Essex County College recently turned to Bendheim to custom-engineer an 8,000-square-foot rainscreen for a new building on its West Caldwell campus, bringing a dramatic, high-tech aesthetic transformation to the school.
The Bendheim glass rainscreen system creates a barrier envelope around the building, effectively protecting it from moisture. The “shingled” rainscreen system of clear laminated glass covers the finished façade. The precision-engineered system stops over 90% of wind-driven moisture and is fully adjustable, allowing for quick and easy installation.
Bendheim collaborated with Netta Architects to design and hide the rainscreen’s structural brackets behind the fiber cement cladding. The Wall H system was attached directly to the exterior stud wall, eliminating the need for continuous structural steel support and thereby reducing the cost of the installation.
Essex CC, a two-year college, opened in 1968 and enrolls about 5,500 students. The new building is a 51,700-square-foot, four-story structure that sits on the site of the original campus, a converted, century-old elementary school. The elementary school was razed in 2021 to allow for construction of the new building.
“The new, state-of-the-art campus is our fulfillment of our vision of transforming lives,” ECC President Augustin Boyake said.

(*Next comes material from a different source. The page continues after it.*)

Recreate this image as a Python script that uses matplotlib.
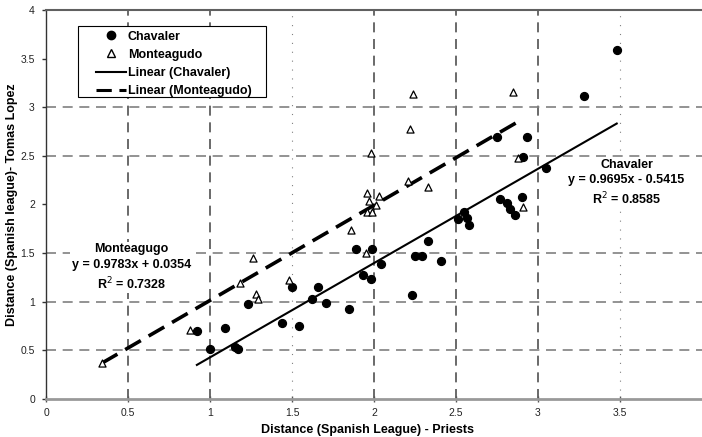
import numpy as np
import matplotlib
matplotlib.use('Agg')
import matplotlib.pyplot as plt
from matplotlib.lines import Line2D
from matplotlib.patches import Rectangle

plt.rcParams['font.family'] = ['Liberation Sans', 'DejaVu Sans']

# Chavaler (puntos rellenos)
chav_x = [0.92, 1.00, 1.09, 1.15, 1.17, 1.23, 1.44, 1.50, 1.54, 1.62, 1.66, 1.71, 1.85,
          1.89, 1.99, 1.93, 1.98, 2.04, 2.23, 2.25, 2.29, 2.33, 2.41, 2.51, 2.55, 2.57,
          2.58, 2.75, 2.77, 2.81, 2.83, 2.86, 2.90, 2.91, 2.93, 3.05, 3.28, 3.48]
chav_y = [0.70, 0.51, 0.73, 0.53, 0.51, 0.98, 0.78, 1.15, 0.75, 1.03, 1.15, 0.99, 0.93,
          1.54, 1.54, 1.28, 1.23, 1.39, 1.07, 1.47, 1.47, 1.62, 1.42, 1.85, 1.92, 1.86,
          1.79, 2.69, 2.06, 2.02, 1.95, 1.89, 2.08, 2.49, 2.69, 2.38, 3.12, 3.59]

# Monteagudo (triangulos)
mont_x = [0.34, 0.88, 1.18, 1.26, 1.28, 1.29, 1.48, 1.86, 1.95, 1.96, 1.97, 2.03, 2.01,
          1.96, 1.99, 1.98, 2.21, 2.22, 2.24, 2.33, 2.85, 2.88, 2.91]
mont_y = [0.37, 0.71, 1.19, 1.45, 1.08, 1.03, 1.22, 1.74, 1.50, 2.12, 2.04, 2.09, 1.99,
          1.92, 1.92, 2.53, 2.24, 2.78, 3.14, 2.18, 3.16, 2.48, 1.97]

# Ajustes lineales
chav_fit = [0.9695, -0.5415]
mont_fit = [0.9783, 0.0354]
chav_r2 = 0.8585
mont_r2 = 0.7328

fig = plt.figure(figsize=(7.02, 4.37), dpi=100)
ax = fig.add_axes([46 / 702, 38 / 437, 656 / 702, 389 / 437])

ax.scatter(chav_x, chav_y, s=32, color='black', zorder=3)
ax.scatter(mont_x, mont_y, s=26, marker='^', facecolor='white', edgecolor='black',
           linewidths=0.9, zorder=3)

xc = np.array([min(chav_x), max(chav_x)])
ax.plot(xc, np.polyval(chav_fit, xc), color='black', lw=1.5, zorder=2)
xm = np.array([min(mont_x), max(mont_x)])
ax.plot(xm, np.polyval(mont_fit, xm), color='black', lw=2.6, dashes=(5, 2.5), zorder=2)

ax.set_xlim(0, 4)
ax.set_ylim(0, 4)
ax.set_xticks([0, 0.5, 1, 1.5, 2, 2.5, 3, 3.5])
ax.set_xticklabels(['0', '0.5', '1', '1.5', '2', '2.5', '3', '3.5'])
ax.set_yticks([0, 0.5, 1, 1.5, 2, 2.5, 3, 3.5, 4])
ax.set_yticklabels(['0', '0.5', '1', '1.5', '2', '2.5', '3', '3.5', '4'])

# rejilla
ax.grid(True, color='#808080', lw=1.2, dashes=(6, 4))
for pos, gl in zip(ax.get_xticks(), ax.xaxis.get_gridlines()):
    if pos == 0:
        gl.set_visible(False)
    elif pos in (1.5, 3.5):
        gl.set_dashes((1, 7))
        gl.set_linewidth(0.8)
    else:
        gl.set_color('#505050')
for pos, gl in zip(ax.get_yticks(), ax.yaxis.get_gridlines()):
    if pos in (0, 2, 3.5, 4):
        gl.set_visible(False)
ax.set_axisbelow(True)

ax.spines['right'].set_visible(False)
ax.spines['top'].set_color('#606060')
ax.spines['top'].set_linewidth(1.5)
ax.spines['bottom'].set_color('#999999')
ax.spines['bottom'].set_linewidth(2)
ax.spines['left'].set_color('#333333')
ax.spines['left'].set_linewidth(1)

ax.tick_params(axis='x', direction='inout', length=5, width=1, color='#555555',
               labelsize=7.5, pad=4, labelcolor='#222222')
ax.tick_params(axis='y', direction='out', length=3, width=1, color='#333333',
               labelsize=7.5, pad=5, labelcolor='#222222')

ax.set_xlabel('Distance (Spanish League) - Priests', fontsize=9, fontweight='bold', labelpad=3)
ax.xaxis.set_label_coords(0.49, -0.065)
ax.set_ylabel('Distance (Spanish league)- Tomas Lopez', fontsize=9, fontweight='bold')
ax.yaxis.set_label_coords(-0.043, 0.5)

box = dict(facecolor='white', edgecolor='none', pad=1)
ax.text(3.54, 2.22, 'Chavaler\ny = %.4fx - %.4f\nR$^2$ = %.4f' % (chav_fit[0], -chav_fit[1], chav_r2),
        ha='center', va='center', fontsize=9, fontweight='bold', linespacing=1.35, bbox=box,
        zorder=2.5)
ax.text(0.52, 1.35, 'Monteagugo\ny = %.4fx + %.4f\nR$^2$ = %.4f' % (mont_fit[0], mont_fit[1], mont_r2),
        ha='center', va='center', fontsize=9, fontweight='bold', linespacing=1.35, bbox=box,
        zorder=2.5)

# leyenda
ax.add_patch(Rectangle((0.0488, 0.7763), 0.2866, 0.1826, transform=ax.transAxes,
                       facecolor='white', edgecolor='black', lw=0.8, zorder=4.5))
handles = [
    Line2D([], [], ls='none', marker='o', color='black', markersize=6),
    Line2D([], [], ls='none', marker='^', markerfacecolor='white', markeredgecolor='black',
           markersize=5.5),
    Line2D([], [], color='black', lw=1.5),
    Line2D([], [], color='black', lw=2.2, dashes=(5, 2.5)),
]
labels = ['Chavaler', 'Monteagudo', 'Linear (Chavaler)', 'Linear (Monteagudo)']
leg = ax.legend(handles, labels, loc='upper left', bbox_to_anchor=(0.0762, 0.947),
                prop={'weight': 'bold', 'size': 9}, frameon=False, handlelength=2.4,
                handletextpad=0.15, borderpad=0, borderaxespad=0, labelspacing=0.5)
leg.set_zorder(5)

fig.savefig('out.png', dpi=100)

Rainscreens are exterior wall cladding barrier systems that stand away from a building’s exterior weather-resistant constructed façade. Rainscreens protect the building façade from water infiltration, controlling water drainage and evaporation. The elegant glass over-cladding completely transforms and elevates the appearance of a building as it provides a maintenance-friendly, durable nonporous glass surface.
“Decorative glass rainscreen systems are an ideal means of increasing a building’s longevity with an easily maintained façade,” Bendheim President Donald Jayson said. “Glass is one of the most durable building materials to stand up to rain and wind. Water is the biggest factor in the premature deterioration of buildings.”
The Wall H system is ideal for second-skin façades featuring horizontally overlapping glass panels. The mechanical compression glass fittings provide increased strength and security, and individual glass panels can be replaced without deglazing surrounding panels.
The new building contains administrative offices, classrooms, labs, an auditorium/lecture hall and an admission center. John Johnston, project designer for Netta Architects, said the new campus: “(Consists) of a lot of glass and openness, driven by technology and a modern Information Commons. It will be a place where students want to come and stay. It will be a pinnacle to this county for years to come.”
DMD Contracting constructed the building and Glass Systems Inc., of Hillsborough installed the rainscreen.
Bendheim’s systems allow water to escape and air to circulate, reducing the risk of mold, mildew and water damage. Any small amount of water making its way past the glass is drained and channeled away from the building. Any water vapor is ventilated out the top of the system as air circulates upward between the rainscreen and the exterior building wall.